:: Data extract ::
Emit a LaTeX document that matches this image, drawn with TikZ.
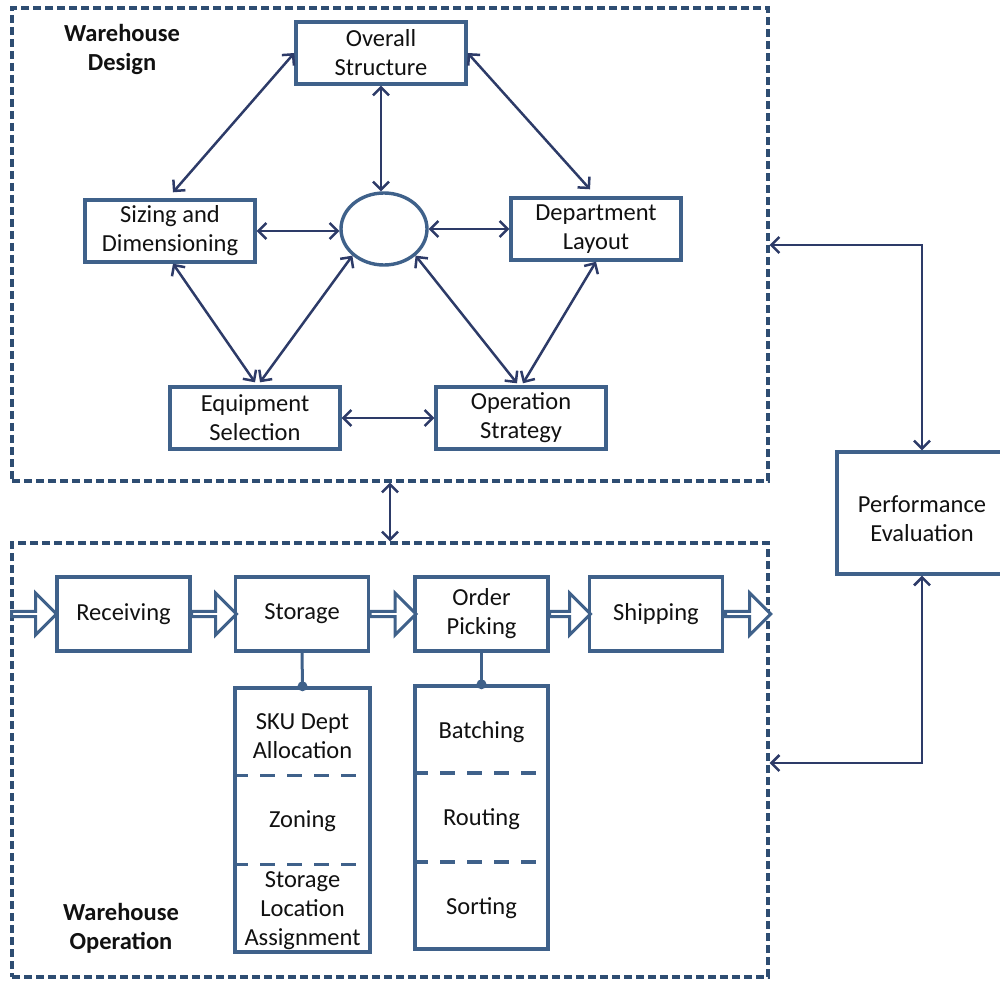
\documentclass[tikz,border=0pt]{standalone}
\usepackage{fontspec}
\setmainfont{Carlito}
\usetikzlibrary{arrows.meta,shapes.geometric,shapes.arrows,calc}
\definecolor{boxc}{HTML}{3F618A}
\definecolor{arrc}{HTML}{2D3B68}
\definecolor{framec}{HTML}{2E4D72}
\definecolor{txtc}{HTML}{111111}
\begin{document}
\begin{tikzpicture}[x=1pt,y=-1pt,
  every node/.style={font=\fontsize{24.5pt}{29pt}\selectfont, text=txtc},
  box/.style={draw=boxc, line width=3.4pt, fill=white, align=center, inner sep=0pt},
  wide/.style={box, minimum width=170pt, minimum height=62pt},
  flowbox/.style={box, minimum width=133pt, minimum height=74pt},
  frame/.style={draw=framec, line width=3.4pt, dash pattern=on 8pt off 4pt, inner sep=0pt},
  sep/.style={draw=boxc, line width=3.4pt, dash pattern=on 15pt off 12pt},
  dbl/.style={draw=arrc, line width=2.5pt,
    {Straight Barb[length=8pt,width=16pt]}-{Straight Barb[length=8pt,width=16pt]}},
  flowarr/.style={single arrow, draw=boxc, line width=3pt, fill=white,
    minimum width=42pt, single arrow head extend=11pt, inner sep=0pt},
  heading/.style={font=\fontsize{24.5pt}{29pt}\selectfont\bfseries, align=center},
  celltext/.style={align=center, inner sep=0pt}
]
\useasboundingbox (0,0) rectangle (1000,981);

% the two dashed regions
\node[frame, minimum width=756pt, minimum height=473pt] (fr1) at (390,244.5) {};
\node[frame, minimum width=756pt, minimum height=434pt] (fr2) at (390,760) {};

\node[heading] (hd1) at (122,49) {Warehouse\\Design};
\node[heading] (hd2) at (121,928) {Warehouse\\Operation};

% design components
\node[wide] (os) at (381,53) {Overall\\Structure};
\node[wide] (sd) at (170,231) {Sizing and\\Dimensioning};
\node[wide] (dl) at (596,229) {Department\\Layout};
\node[wide] (es) at (255,418) {Equipment\\Selection};
\node[wide] (ost) at (521,418) {Operation\\Strategy};
\node[draw=boxc, line width=3.4pt, ellipse, minimum width=86pt, minimum height=72pt, inner sep=0pt] (el) at (384,229) {};

\draw[dbl] (os.west) -- ($(sd.north)+(3,-6)$);
\draw[dbl] (os.east) -- ($(dl.north)+(-6,-7)$);
\draw[dbl] (os.south) -- (os.south |- el.north);
\draw[dbl] (sd.east) -- (sd.east -| el.west);
\draw[dbl] (el.east) -- (el.east -| dl.west);
\draw[dbl] ($(sd.south)+(3,0)$) -- ($(es.north)+(0,-3)$);
\draw[dbl] ($(es.north)+(5,-3)$) -- (el.south west);
\draw[dbl] (el.south east) -- ($(ost.north)+(-4,-2)$);
\draw[dbl] (dl.south) -- ($(ost.north)+(2,-2)$);
\draw[dbl] (es.east) -- (ost.west);

% link between design and operation
\draw[dbl] (fr1.south) -- (fr2.north);

% operation flow
\node[flowbox] (rc) at (123.5,614) {Receiving};
\node[flowbox] (st) at (302,614) {Storage};
\node[flowbox] (op) at (481.5,614) {Order\\Picking};
\node[flowbox] (sh) at (656,614) {Shipping};

\path (fr2.west |- rc.west) -- (rc.west) node[flowarr, midway, minimum height=45pt] (f1) {};
\path (rc.east) -- (st.west) node[flowarr, midway, minimum height=45pt] (f2) {};
\path (st.east) -- (op.west) node[flowarr, midway, minimum height=46pt] (f3) {};
\path (op.east) -- (sh.west) node[flowarr, midway, minimum height=41pt] (f4) {};
\path (sh.east) -- (sh.east -| fr2.east) node[flowarr, midway, minimum height=45pt] (f5) {};

% storage decisions
\node[box, minimum width=135pt, minimum height=264pt] (sc) at (302.5,820) {};
\draw[boxc, line width=3pt] (st.south) -- (sc.north);
\fill[boxc] (sc.north) circle (5pt);
\draw[sep] ($(sc.north west)!1/3!(sc.south west)$) -- ($(sc.north east)!1/3!(sc.south east)$);
\draw[sep] ($(sc.north west)!2/3!(sc.south west)$) -- ($(sc.north east)!2/3!(sc.south east)$);
\node[celltext] (sc1) at ($(sc.north)!0.185!(sc.south)$) {SKU Dept\\Allocation};
\node[celltext] (sc2) at ($(sc.north)!0.505!(sc.south)$) {Zoning};
\node[celltext] (sc3) at ($(sc.north)!0.84!(sc.south)$) {Storage\\Location\\Assignment};

% order picking decisions
\node[box, minimum width=133pt, minimum height=263pt] (oc) at (481.5,817.5) {};
\draw[boxc, line width=3pt] (op.south) -- (oc.north);
\fill[boxc] (oc.north) circle (5pt);
\draw[sep] ($(oc.north west)!1/3!(oc.south west)$) -- ($(oc.north east)!1/3!(oc.south east)$);
\draw[sep] ($(oc.north west)!2/3!(oc.south west)$) -- ($(oc.north east)!2/3!(oc.south east)$);
\node[celltext] (oc1) at ($(oc.north)!0.18!(oc.south)$) {Batching};
\node[celltext] (oc2) at ($(oc.north)!0.505!(oc.south)$) {Routing};
\node[celltext] (oc3) at ($(oc.north)!0.84!(oc.south)$) {Sorting};

% performance evaluation feedback
\node[box, minimum width=170pt, minimum height=122pt] (pe) at (922,513) {};
\node[celltext] (pet) at ($(pe.center)+(0,6)$) {Performance\\Evaluation};
\coordinate (c1) at (922,245);
\coordinate (c2) at (922,763);
\draw[dbl] (pe.north) |- (c1 -| fr1.east);
\draw[dbl] (pe.south) |- (c2 -| fr2.east);
\end{tikzpicture}
\end{document}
:::
Aim of the task: Repeat the material above verbatim. Leave the pictures behind.

Worked solution:
Emit a LaTeX document that matches this image, drawn with TikZ.
\documentclass[tikz,border=0pt]{standalone}
\usepackage{fontspec}
\setmainfont{Carlito}
\usetikzlibrary{arrows.meta,shapes.geometric,shapes.arrows,calc}
\definecolor{boxc}{HTML}{3F618A}
\definecolor{arrc}{HTML}{2D3B68}
\definecolor{framec}{HTML}{2E4D72}
\definecolor{txtc}{HTML}{111111}
\begin{document}
\begin{tikzpicture}[x=1pt,y=-1pt,
  every node/.style={font=\fontsize{24.5pt}{29pt}\selectfont, text=txtc},
  box/.style={draw=boxc, line width=3.4pt, fill=white, align=center, inner sep=0pt},
  wide/.style={box, minimum width=170pt, minimum height=62pt},
  flowbox/.style={box, minimum width=133pt, minimum height=74pt},
  frame/.style={draw=framec, line width=3.4pt, dash pattern=on 8pt off 4pt, inner sep=0pt},
  sep/.style={draw=boxc, line width=3.4pt, dash pattern=on 15pt off 12pt},
  dbl/.style={draw=arrc, line width=2.5pt,
    {Straight Barb[length=8pt,width=16pt]}-{Straight Barb[length=8pt,width=16pt]}},
  flowarr/.style={single arrow, draw=boxc, line width=3pt, fill=white,
    minimum width=42pt, single arrow head extend=11pt, inner sep=0pt},
  heading/.style={font=\fontsize{24.5pt}{29pt}\selectfont\bfseries, align=center},
  celltext/.style={align=center, inner sep=0pt}
]
\useasboundingbox (0,0) rectangle (1000,981);

% the two dashed regions
\node[frame, minimum width=756pt, minimum height=473pt] (fr1) at (390,244.5) {};
\node[frame, minimum width=756pt, minimum height=434pt] (fr2) at (390,760) {};

\node[heading] (hd1) at (122,49) {Warehouse\\Design};
\node[heading] (hd2) at (121,928) {Warehouse\\Operation};

% design components
\node[wide] (os) at (381,53) {Overall\\Structure};
\node[wide] (sd) at (170,231) {Sizing and\\Dimensioning};
\node[wide] (dl) at (596,229) {Department\\Layout};
\node[wide] (es) at (255,418) {Equipment\\Selection};
\node[wide] (ost) at (521,418) {Operation\\Strategy};
\node[draw=boxc, line width=3.4pt, ellipse, minimum width=86pt, minimum height=72pt, inner sep=0pt] (el) at (384,229) {};

\draw[dbl] (os.west) -- ($(sd.north)+(3,-6)$);
\draw[dbl] (os.east) -- ($(dl.north)+(-6,-7)$);
\draw[dbl] (os.south) -- (os.south |- el.north);
\draw[dbl] (sd.east) -- (sd.east -| el.west);
\draw[dbl] (el.east) -- (el.east -| dl.west);
\draw[dbl] ($(sd.south)+(3,0)$) -- ($(es.north)+(0,-3)$);
\draw[dbl] ($(es.north)+(5,-3)$) -- (el.south west);
\draw[dbl] (el.south east) -- ($(ost.north)+(-4,-2)$);
\draw[dbl] (dl.south) -- ($(ost.north)+(2,-2)$);
\draw[dbl] (es.east) -- (ost.west);

% link between design and operation
\draw[dbl] (fr1.south) -- (fr2.north);

% operation flow
\node[flowbox] (rc) at (123.5,614) {Receiving};
\node[flowbox] (st) at (302,614) {Storage};
\node[flowbox] (op) at (481.5,614) {Order\\Picking};
\node[flowbox] (sh) at (656,614) {Shipping};

\path (fr2.west |- rc.west) -- (rc.west) node[flowarr, midway, minimum height=45pt] (f1) {};
\path (rc.east) -- (st.west) node[flowarr, midway, minimum height=45pt] (f2) {};
\path (st.east) -- (op.west) node[flowarr, midway, minimum height=46pt] (f3) {};
\path (op.east) -- (sh.west) node[flowarr, midway, minimum height=41pt] (f4) {};
\path (sh.east) -- (sh.east -| fr2.east) node[flowarr, midway, minimum height=45pt] (f5) {};

% storage decisions
\node[box, minimum width=135pt, minimum height=264pt] (sc) at (302.5,820) {};
\draw[boxc, line width=3pt] (st.south) -- (sc.north);
\fill[boxc] (sc.north) circle (5pt);
\draw[sep] ($(sc.north west)!1/3!(sc.south west)$) -- ($(sc.north east)!1/3!(sc.south east)$);
\draw[sep] ($(sc.north west)!2/3!(sc.south west)$) -- ($(sc.north east)!2/3!(sc.south east)$);
\node[celltext] (sc1) at ($(sc.north)!0.185!(sc.south)$) {SKU Dept\\Allocation};
\node[celltext] (sc2) at ($(sc.north)!0.505!(sc.south)$) {Zoning};
\node[celltext] (sc3) at ($(sc.north)!0.84!(sc.south)$) {Storage\\Location\\Assignment};

% order picking decisions
\node[box, minimum width=133pt, minimum height=263pt] (oc) at (481.5,817.5) {};
\draw[boxc, line width=3pt] (op.south) -- (oc.north);
\fill[boxc] (oc.north) circle (5pt);
\draw[sep] ($(oc.north west)!1/3!(oc.south west)$) -- ($(oc.north east)!1/3!(oc.south east)$);
\draw[sep] ($(oc.north west)!2/3!(oc.south west)$) -- ($(oc.north east)!2/3!(oc.south east)$);
\node[celltext] (oc1) at ($(oc.north)!0.18!(oc.south)$) {Batching};
\node[celltext] (oc2) at ($(oc.north)!0.505!(oc.south)$) {Routing};
\node[celltext] (oc3) at ($(oc.north)!0.84!(oc.south)$) {Sorting};

% performance evaluation feedback
\node[box, minimum width=170pt, minimum height=122pt] (pe) at (922,513) {};
\node[celltext] (pet) at ($(pe.center)+(0,6)$) {Performance\\Evaluation};
\coordinate (c1) at (922,245);
\coordinate (c2) at (922,763);
\draw[dbl] (pe.north) |- (c1 -| fr1.east);
\draw[dbl] (pe.south) |- (c2 -| fr2.east);
\end{tikzpicture}
\end{document}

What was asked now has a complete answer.